Though worksite audits are not uncommon for ICE, the agency has ramped up their operations, and will continue to keep illegal employment as a focal point, the agency said.
“We’ve definitely seen a growth in audit inspections. This effort makes no economical or political sense,” Shi added. “The reality is, native-born people aren’t going after jobs like picking tomatoes, citrus, landscaping. That’ been part of the American story for generations. You start at the bottom.”
Jonathan Fried, executive director of WeCount!, a farmworkers’ rights group in Homestead, told the Miami Herald he’s “concerned about the well-being of people whom are trying to make a living while contributing to our economy.”

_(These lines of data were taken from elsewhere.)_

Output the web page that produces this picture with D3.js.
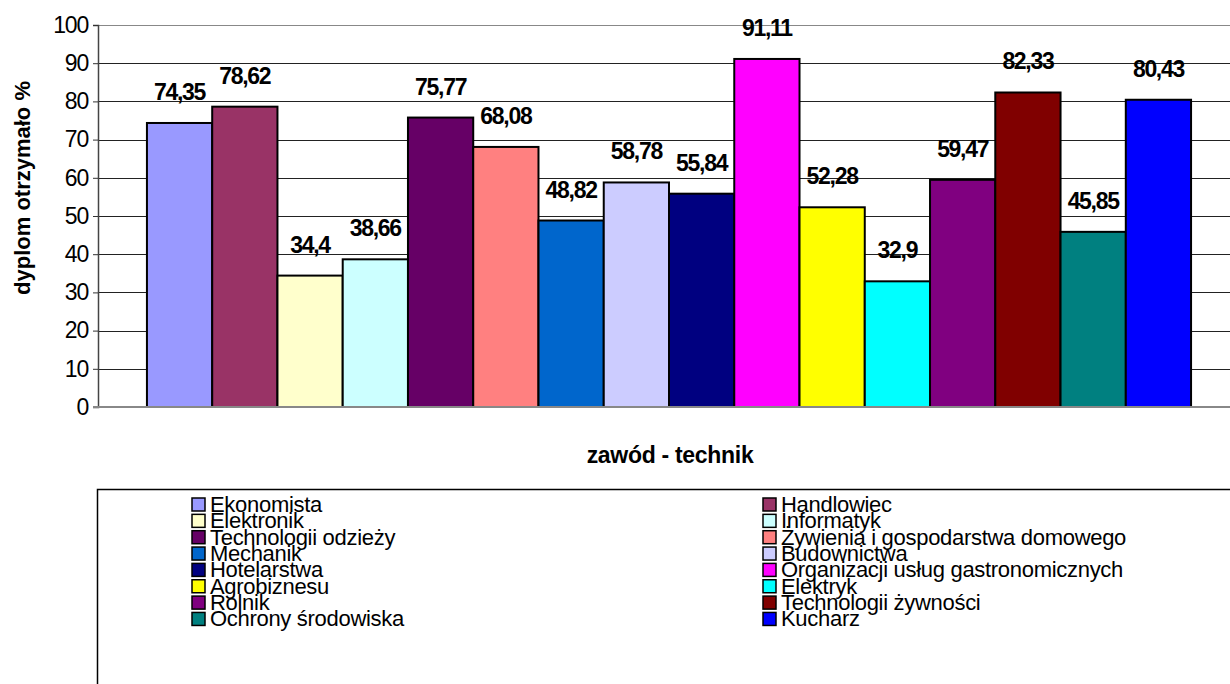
<!DOCTYPE html>
<html>
<head>
<meta charset="utf-8">
<script src="https://cdn.jsdelivr.net/npm/d3@7"></script>
<style>
  body { margin: 0; background: #fff; }
  svg { display: block; font-family: "Liberation Sans", Arial, sans-serif; }
</style>
</head>
<body>
<svg id="chart"></svg>
<script>
// data
const zawody = ["Ekonomista", "Handlowiec", "Elektronik", "Informatyk", "Technologii odzieży",
  "Żywienia i gospodarstwa domowego", "Mechanik", "Budownictwa", "Hotelarstwa",
  "Organizacji usług gastronomicznych", "Agrobiznesu", "Elektryk", "Rolnik",
  "Technologii żywności", "Ochrony środowiska", "Kucharz"];
const wartosci = [74.35, 78.62, 34.4, 38.66, 75.77, 68.08, 48.82, 58.78, 55.84,
  91.11, 52.28, 32.9, 59.47, 82.33, 45.85, 80.43];
const kolory = ["#9999FF", "#993366", "#FFFFCC", "#CCFFFF", "#660066", "#FF8080", "#0066CC",
  "#CCCCFF", "#000080", "#FF00FF", "#FFFF00", "#00FFFF", "#800080", "#800000", "#008080", "#0000FF"];
const yTicks = [0, 10, 20, 30, 40, 50, 60, 70, 80, 90, 100];

let width = 1230, height = 684;
let svg = d3.select("#chart").attr("width", width).attr("height", height);

let plot = { left: 98, right: 1240, top: 25, bottom: 407 };

let x = d3.scaleBand()
  .domain(zawody)
  .range([plot.left, plot.right])
  .paddingOuter(0.75)
  .paddingInner(0);

let y = d3.scaleLinear()
  .domain([0, 100])
  .range([plot.bottom, plot.top]);

// grid
svg.append("g")
  .selectAll("line")
  .data(yTicks.filter(t => t > 0))
  .enter().append("line")
    .attr("x1", plot.left).attr("x2", width)
    .attr("y1", d => Math.round(y(d)) + 0.5).attr("y2", d => Math.round(y(d)) + 0.5)
    .attr("stroke", d => d == 100 ? "#888" : "#222")
    .attr("stroke-width", 1);

// y axis
let axisY = d3.axisLeft(y).tickValues(yTicks).tickSize(5).tickPadding(5);
let gy = svg.append("g")
  .attr("transform", `translate(${plot.left},0)`)
  .call(axisY);
gy.select(".domain").attr("stroke", "#444").attr("stroke-width", 1.5);
gy.selectAll(".tick line").attr("stroke", "#333");
gy.selectAll(".tick text")
  .attr("font-size", 23)
  .attr("font-family", "Liberation Sans, Arial, sans-serif")
  .attr("letter-spacing", -1.2)
  .attr("fill", "#000");

// bars
svg.append("g")
  .selectAll("rect")
  .data(wartosci)
  .enter().append("rect")
    .attr("x", (d, i) => x(zawody[i]))
    .attr("y", d => y(d))
    .attr("width", x.bandwidth())
    .attr("height", d => y(0) - y(d))
    .attr("fill", (d, i) => kolory[i])
    .attr("stroke", "#000")
    .attr("stroke-width", 2);

// bottom axis line
svg.append("line")
  .attr("x1", plot.left - 5).attr("x2", width)
  .attr("y1", y(0)).attr("y2", y(0))
  .attr("stroke", "#888").attr("stroke-width", 2);

// value labels
svg.append("g")
  .selectAll("text")
  .data(wartosci)
  .enter().append("text")
    .attr("x", (d, i) => x(zawody[i]) + x.bandwidth() / 2)
    .attr("y", d => y(d) - 23)
    .attr("text-anchor", "middle")
    .attr("font-size", 23)
    .attr("font-weight", "bold")
    .attr("letter-spacing", -1.3)
    .text(d => String(d).replace(".", ","));

// axis titles
svg.append("text")
  .attr("transform", "translate(30,188) rotate(-90)")
  .attr("text-anchor", "middle")
  .attr("font-size", 22)
  .attr("font-weight", "bold")
  .text("dyplom otrzymało %");

svg.append("text")
  .attr("x", 670).attr("y", 463)
  .attr("text-anchor", "middle")
  .attr("font-size", 23)
  .attr("font-weight", "bold")
  .attr("letter-spacing", -0.3)
  .text("zawód - technik");

// legend
svg.append("rect")
  .attr("x", 97.5).attr("y", 489.5)
  .attr("width", 1200).attr("height", 300)
  .attr("fill", "none").attr("stroke", "#000").attr("stroke-width", 1.5);

let legendCols = [192, 763];
let rowH = 16.35;
let legend = svg.append("g")
  .selectAll("g")
  .data(zawody)
  .enter().append("g")
    .attr("transform", (d, i) => `translate(${legendCols[i % 2]},${498 + Math.floor(i / 2) * rowH})`);

legend.append("rect")
  .attr("width", 13).attr("height", 13)
  .attr("fill", (d, i) => kolory[i])
  .attr("stroke", "#000").attr("stroke-width", 1.5);

legend.append("text")
  .attr("x", 18).attr("y", 14)
  .attr("font-size", 22)
  .attr("letter-spacing", -0.3)
  .text(d => d);
</script>
</body>
</html>
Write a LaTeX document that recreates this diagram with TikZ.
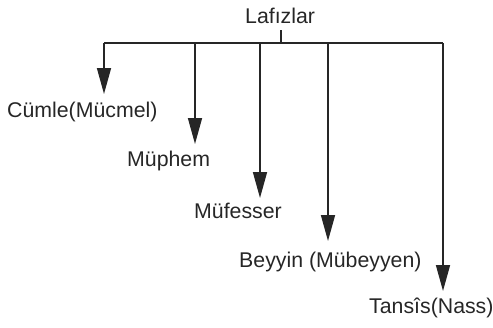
\documentclass[tikz,border=0pt]{standalone}
\usepackage{fontspec}
\setmainfont{Liberation Sans}
\usetikzlibrary{arrows.meta}
\begin{document}
\begin{tikzpicture}[x=1pt,y=-1pt,
  lbl/.style={inner sep=0pt,anchor=base west,font=\fontsize{21.3}{25}\selectfont,text=black!85},
  bar/.style={line width=1.8pt,black!85},
  branch/.style={line width=1.6pt,black!85,-{Triangle[width=14pt,length=26pt]}}]
  \useasboundingbox (0,0) rectangle (493,327);
  % root label and its stub
  \node[lbl] (root) at (245,23) {Lafızlar};
  \coordinate (stub) at (281,30);
  \coordinate (hub) at (281,43);
  % the horizontal distribution bar
  \coordinate (b1) at (104,43);
  \coordinate (b2) at (195,43);
  \coordinate (b3) at (260,43);
  \coordinate (b4) at (328,43);
  \coordinate (b5) at (443,43);
  \draw[bar] (stub) -- (hub);
  \draw[bar] (b1) -- (b5);
  % arrow tips
  \coordinate (t1) at (104,94);
  \coordinate (t2) at (195,144);
  \coordinate (t3) at (260,198);
  \coordinate (t4) at (328,241);
  \coordinate (t5) at (443,291);
  % leaf labels
  \node[lbl] (c1) at (7,117) {Cümle(Mücmel)};
  \node[lbl] (c2) at (127,166) {Müphem};
  \node[lbl] (c3) at (194,218) {Müfesser};
  \node[lbl] (c4) at (239,267) {Beyyin (Mübeyyen)};
  \node[lbl] (c5) at (369,313) {Tansîs(Nass)};
  % branches
  \draw[branch] (b1) -- (t1);
  \draw[branch] (b2) -- (t2);
  \draw[branch] (b3) -- (t3);
  \draw[branch] (b4) -- (t4);
  \draw[branch] (b5) -- (t5);
\end{tikzpicture}
\end{document}
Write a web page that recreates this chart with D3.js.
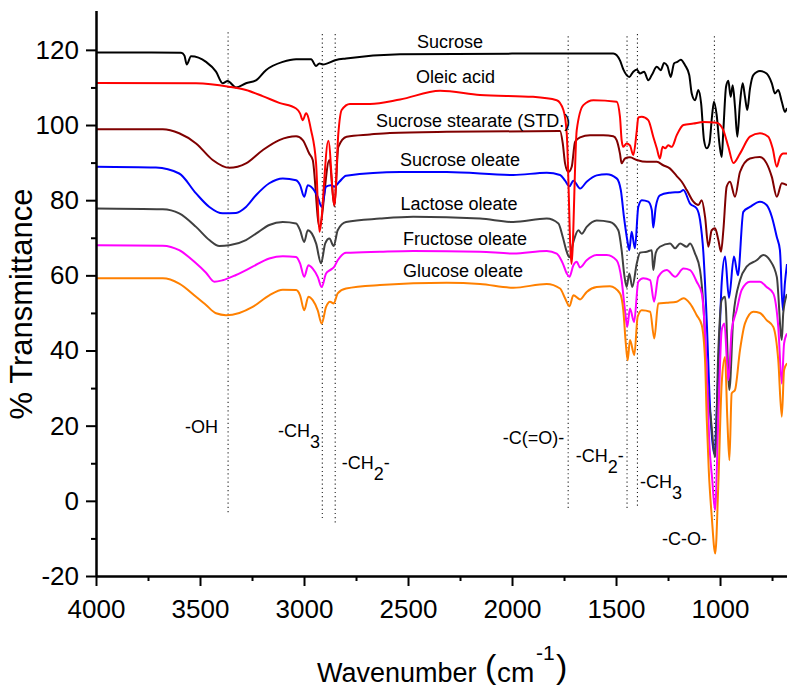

“It’s an open secret that there are a number of sectors in the economy that are dependent on immigrant labor, including folks that are undocumented,” Fried said. “These jobs have brought benefits to the economy, criminalizing them because they are doing this is wrong.”
According to the New American Economy, a bipartisan research and advocacy organization focused on immigration, Miami’s immigrants paid more than $16 billion in federal, state and local taxes.
A report released last week by the group says immigrants in Miami made up more than 70 percent of the workforce in the agriculture, forestry, fishing, and hunting industry —a 10 percent increase from 2016.
“Immigrants in Miami are the backbone of the industries that drive growth in the area, from construction to manufacturing,” said Kate Brick, Director of State and Local Initiatives at New American Economy, noting that immigrants made up 62.7 percent of construction workers and 59 percent of manufacturing workers in Miami.